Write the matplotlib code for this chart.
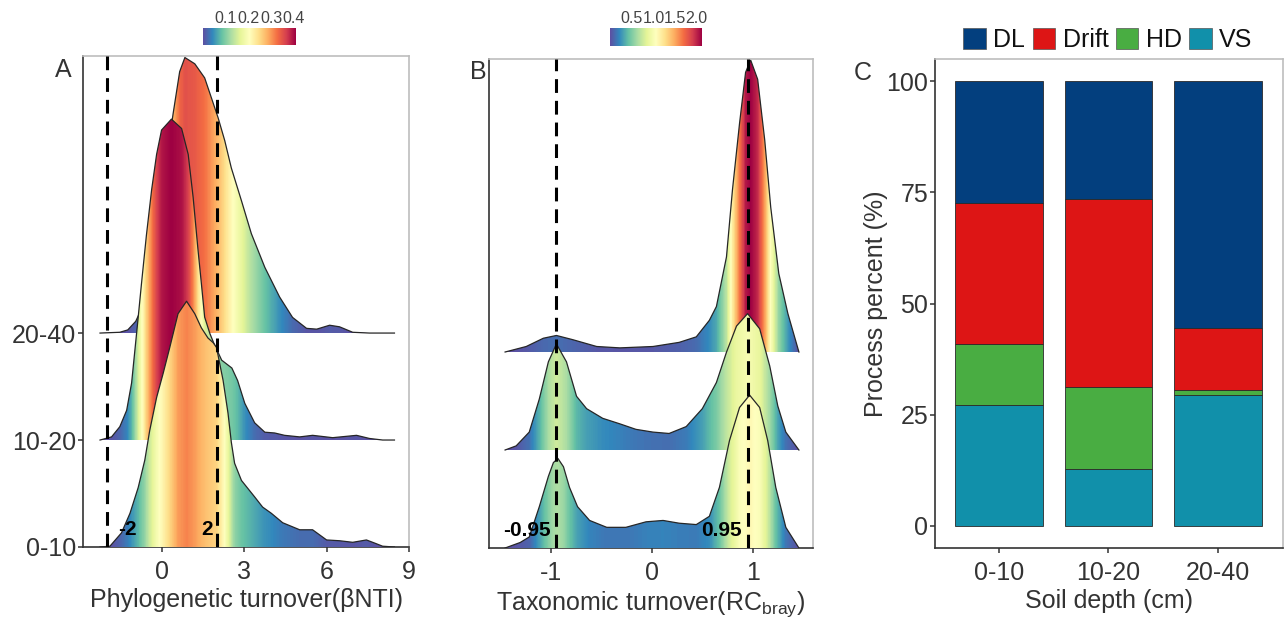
import numpy as np
import matplotlib
matplotlib.use("Agg")
import matplotlib.pyplot as plt
from matplotlib.patches import Patch

plt.rcParams['font.family'] = ['Liberation Sans', 'DejaVu Sans']
plt.rcParams['axes.unicode_minus'] = False

# ---------------- data ----------------
depths = ["0-10", "10-20", "20-40"]

# Panel A: density of betaNTI per depth
a_x_0_10 = [-2.25, -1.89, -1.47, -1.16, -0.86, -0.62, -0.44, -0.19, 0.05, 0.29, 0.59, 0.90,
            1.20, 1.44, 1.68, 1.87, 1.99, 2.23, 2.41, 2.53, 2.65, 2.90, 3.38, 3.67, 3.99,
            4.40, 5.02, 5.49, 6.00, 6.47, 6.95, 7.45, 7.75, 8.04, 8.47]
a_d_0_10 = [0.000, 0.001, 0.018, 0.043, 0.076, 0.111, 0.149, 0.191, 0.222, 0.255, 0.298, 0.314,
            0.298, 0.280, 0.267, 0.261, 0.255, 0.213, 0.171, 0.134, 0.107, 0.085, 0.064, 0.051, 0.043,
            0.031, 0.022, 0.022, 0.009, 0.008, 0.006, 0.009, 0.005, 0.001, 0.000]

a_x_10_20 = [-2.25, -1.83, -1.53, -1.28, -1.10, -0.98, -0.86, -0.74, -0.56, -0.37, -0.19, -0.01,
             0.35, 0.72, 0.96, 1.14, 1.32, 1.44, 1.56, 1.75, 1.89, 2.18, 2.55, 2.76, 3.02,
             3.38, 3.75, 4.11, 4.47, 5.02, 5.49, 6.22, 7.09, 7.56, 8.04, 8.47]
a_d_10_20 = [0.000, 0.004, 0.017, 0.038, 0.073, 0.115, 0.157, 0.200, 0.262, 0.320, 0.365, 0.396,
             0.410, 0.398, 0.365, 0.310, 0.242, 0.200, 0.157, 0.136, 0.124, 0.102, 0.092, 0.076, 0.047,
             0.022, 0.010, 0.009, 0.006, 0.004, 0.006, 0.003, 0.006, 0.002, 0.000, 0.000]

a_x_20_40 = [-2.25, -1.53, -1.24, -0.95, -0.62, -0.25, 0.04, 0.41, 0.65, 0.84, 1.20, 1.56,
             1.81, 2.05, 2.29, 2.53, 2.90, 3.26, 3.75, 4.29, 4.76, 5.27, 5.64, 6.11, 6.47,
             6.95, 7.56, 8.47]
a_d_20_40 = [0.000, 0.001, 0.004, 0.015, 0.040, 0.100, 0.190, 0.280, 0.334, 0.352, 0.344, 0.326,
             0.300, 0.275, 0.246, 0.211, 0.169, 0.127, 0.084, 0.046, 0.020, 0.006, 0.005, 0.010, 0.008,
             0.001, 0.000, 0.000]

# Panel B: density of RCbray per depth
b_x_0_10 = [-1.46, -1.31, -1.22, -1.12, -1.03, -0.98, -0.935, -0.88, -0.82, -0.74, -0.62, -0.45,
            -0.26, -0.06, 0.11, 0.27, 0.44, 0.57, 0.67, 0.77, 0.87, 0.97, 1.07, 1.15, 1.23, 1.33, 1.46]
b_d_0_10 = [0.00, 0.04, 0.08, 0.30, 0.52, 0.62, 0.65, 0.59, 0.44, 0.30, 0.20, 0.15,
            0.15, 0.19, 0.20, 0.18, 0.17, 0.23, 0.44, 0.78, 1.02, 1.11, 1.02, 0.78, 0.44, 0.15, 0.00]

b_x_10_20 = [-1.46, -1.35, -1.22, -1.12, -1.03, -0.95, -0.85, -0.75, -0.65, -0.49, -0.32, -0.16,
             0.01, 0.17, 0.34, 0.50, 0.64, 0.74, 0.84, 0.95, 1.07, 1.17, 1.25, 1.33, 1.46]
b_d_10_20 = [0.00, 0.03, 0.13, 0.37, 0.64, 0.77, 0.64, 0.39, 0.30, 0.23, 0.19, 0.15,
             0.13, 0.12, 0.17, 0.30, 0.49, 0.71, 0.90, 0.99, 0.88, 0.61, 0.32, 0.13, 0.00]

b_x_20_40 = [-1.46, -1.25, -1.08, -0.95, -0.79, -0.55, -0.32, 0.01, 0.27, 0.44, 0.57, 0.64,
             0.74, 0.80, 0.87, 0.93, 0.98, 1.05, 1.12, 1.18, 1.26, 1.35, 1.46]
b_d_20_40 = [0.00, 0.04, 0.10, 0.12, 0.09, 0.04, 0.03, 0.04, 0.07, 0.11, 0.23, 0.33,
             0.69, 1.18, 1.66, 2.03, 2.12, 1.98, 1.54, 1.05, 0.57, 0.28, 0.00]

a_lines = [-2, 2]
b_lines = [-0.95, 0.95]

# Panel C: process percentages
processes = ["DL", "Drift", "HD", "VS"]
vs = [27.1, 12.7, 29.4]
hd = [13.7, 18.6, 1.1]
drift = [31.9, 42.3, 14.0]
dl = [27.3, 26.4, 55.5]
proc_colors = {"DL": "#033f7e", "Drift": "#dd1515", "HD": "#49ad42", "VS": "#1190aa"}

# ---------------- figure ----------------
W, H = 1285, 623
fig = plt.figure(figsize=(W / 100, H / 100), dpi=100)

def fbox(l, t, r, b):
    return [l / W, 1 - b / H, (r - l) / W, (b - t) / H]

TXT = "#333333"
FS = 18
cmap = plt.get_cmap("Spectral_r")


def style_axes(ax):
    for s in ["left", "bottom"]:
        ax.spines[s].set_color("#333333")
        ax.spines[s].set_linewidth(1.2)
    for s in ["top", "right"]:
        ax.spines[s].set_color("#bdbdbd")
        ax.spines[s].set_linewidth(1.2)
    ax.tick_params(colors="#333333", labelcolor=TXT, labelsize=FS, length=3.5, width=1.1)
    ax.tick_params(axis="x", pad=6)
    ax.tick_params(axis="y", pad=1.5)


def ridge(ax, xs, ds, base, scale, vmax, z):
    xs = np.asarray(xs, float)
    ds = np.asarray(ds, float)
    top = base + ds * scale
    poly = ax.fill_between(xs, base, top, facecolor="none", edgecolor="none", zorder=z)
    xf = np.linspace(xs.min(), xs.max(), 800)
    col = np.interp(xf, xs, ds)[None, :]
    im = ax.imshow(col, extent=[xs.min(), xs.max(), base, top.max()], aspect="auto",
                   cmap=cmap, vmin=0, vmax=vmax, origin="lower", zorder=z,
                   interpolation="nearest")
    path = poly.get_paths()[0]
    im.set_clip_path(path, transform=ax.transData)
    ax.plot(xs, top, color="#262626", lw=0.9, zorder=z + 0.1)


def colorbar(rect, vmax, ticks, labels):
    cax = fig.add_axes(rect)
    grad = np.linspace(0, vmax, 256)[None, :]
    cax.imshow(grad, extent=[0, vmax, 0, 1], aspect="auto", cmap=cmap, vmin=0, vmax=vmax)
    cax.set_xlim(0, vmax)
    cax.set_yticks([])
    cax.xaxis.tick_top()
    cax.set_xticks(ticks)
    cax.set_xticklabels(labels)
    cax.tick_params(axis="x", length=0, pad=1.5, labelsize=11.5, labelcolor="#444444")
    for s in cax.spines.values():
        s.set_visible(False)


# ---- Panel A ----
axA = fig.add_axes(fbox(83, 56, 409, 547))
scaleA = 3.0 / 0.41
ridge(axA, a_x_20_40, a_d_20_40, 3, scaleA, 0.41, 2)
ridge(axA, a_x_10_20, a_d_10_20, 2, scaleA, 0.41, 3)
ridge(axA, a_x_0_10, a_d_0_10, 1, scaleA, 0.41, 4)
for v in a_lines:
    axA.axvline(v, color="black", lw=2.2, ls=(0, (4.5, 2.6)), zorder=6)
axA.text(-1.27, 1.16, "-2", fontsize=15, fontweight="bold", ha="center", va="center", zorder=7)
axA.text(1.64, 1.16, "2", fontsize=15, fontweight="bold", ha="center", va="center", zorder=7)
axA.set_xlim(-2.87, 9.0)
axA.set_ylim(1, 5.59)
axA.set_xticks([0, 3, 6, 9])
axA.set_yticks([1, 2, 3])
axA.set_yticklabels(depths)
style_axes(axA)
axA.set_xlabel("Phylogenetic turnover(βNTI)", fontsize=FS, color=TXT, labelpad=3)
colorbar(fbox(203, 28, 296, 45), 0.41, [0.1, 0.2, 0.3, 0.4], ["0.1", "0.2", "0.3", "0.4"])

# ---- Panel B ----
axB = fig.add_axes(fbox(489, 59, 813, 548))
scaleB = 2.98 / 2.12
ridge(axB, b_x_20_40, b_d_20_40, 3, scaleB, 2.12, 2)
ridge(axB, b_x_10_20, b_d_10_20, 2, scaleB, 2.12, 3)
ridge(axB, b_x_0_10, b_d_0_10, 1, scaleB, 2.12, 4)
for v in b_lines:
    axB.axvline(v, color="black", lw=2.2, ls=(0, (4.5, 2.6)), zorder=6)
axB.text(-1.245, 1.18, "-0.95", fontsize=15, fontweight="bold", ha="center", va="center", zorder=7)
axB.text(0.69, 1.18, "0.95", fontsize=15, fontweight="bold", ha="center", va="center", zorder=7)
axB.set_xlim(-1.62, 1.60)
axB.set_ylim(1, 5.99)
axB.set_xticks([-1, 0, 1])
axB.set_yticks([])
style_axes(axB)
axB.set_xlabel(r"Taxonomic turnover(RC$_\mathregular{bray}$)", fontsize=FS, color=TXT, labelpad=3)
colorbar(fbox(610, 28, 702, 46), 2.12, [0.5, 1.0, 1.5, 2.0], ["0.5", "1.0", "1.5", "2.0"])

# ---- Panel C ----
axC = fig.add_axes(fbox(935, 59, 1283, 548))
xpos = np.arange(1, len(depths) + 1)
bottom = np.zeros(len(depths))
for name, vals in [("VS", vs), ("HD", hd), ("Drift", drift), ("DL", dl)]:
    axC.bar(xpos, vals, width=0.8, bottom=bottom, color=proc_colors[name],
            edgecolor="#2a2a2a", linewidth=0.6, label=name, zorder=2)
    bottom = bottom + np.asarray(vals)
axC.set_xlim(0.42, 3.59)
axC.set_ylim(-5, 105)
axC.set_xticks(xpos)
axC.set_xticklabels(depths)
axC.set_yticks([0, 25, 50, 75, 100])
style_axes(axC)
axC.set_xlabel("Soil depth (cm)", fontsize=FS, color=TXT, labelpad=3)
axC.set_ylabel("Process percent (%)", fontsize=FS, color=TXT, labelpad=-1)

handles = [Patch(facecolor=proc_colors[p], edgecolor="#555555", linewidth=0.5, label=p) for p in processes]
fig.legend(handles=handles, loc="center", bbox_to_anchor=(1108 / W, 1 - 40 / H), ncol=4,
           frameon=False, fontsize=FS, handlelength=0.9, handleheight=0.9,
           handletextpad=0.3, columnspacing=0.3, labelcolor="#111111", borderaxespad=0)

# panel letters
fig.text(63 / W, 1 - 70 / H, "A", fontsize=18, color=TXT, ha="center", va="center")
fig.text(478 / W, 1 - 72 / H, "B", fontsize=18, color=TXT, ha="center", va="center")
fig.text(863 / W, 1 - 73 / H, "C", fontsize=18, color=TXT, ha="center", va="center")

fig.savefig("out.png", dpi=100)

== Work to be completed ==
Begin at the first line of the material and copy each line exactly through the one containing "0.005, 0.001, 0.000]". Omit pictures.

== Full response ==
Write the matplotlib code for this chart.
import numpy as np
import matplotlib
matplotlib.use("Agg")
import matplotlib.pyplot as plt
from matplotlib.patches import Patch

plt.rcParams['font.family'] = ['Liberation Sans', 'DejaVu Sans']
plt.rcParams['axes.unicode_minus'] = False

# ---------------- data ----------------
depths = ["0-10", "10-20", "20-40"]

# Panel A: density of betaNTI per depth
a_x_0_10 = [-2.25, -1.89, -1.47, -1.16, -0.86, -0.62, -0.44, -0.19, 0.05, 0.29, 0.59, 0.90,
            1.20, 1.44, 1.68, 1.87, 1.99, 2.23, 2.41, 2.53, 2.65, 2.90, 3.38, 3.67, 3.99,
            4.40, 5.02, 5.49, 6.00, 6.47, 6.95, 7.45, 7.75, 8.04, 8.47]
a_d_0_10 = [0.000, 0.001, 0.018, 0.043, 0.076, 0.111, 0.149, 0.191, 0.222, 0.255, 0.298, 0.314,
            0.298, 0.280, 0.267, 0.261, 0.255, 0.213, 0.171, 0.134, 0.107, 0.085, 0.064, 0.051, 0.043,
            0.031, 0.022, 0.022, 0.009, 0.008, 0.006, 0.009, 0.005, 0.001, 0.000]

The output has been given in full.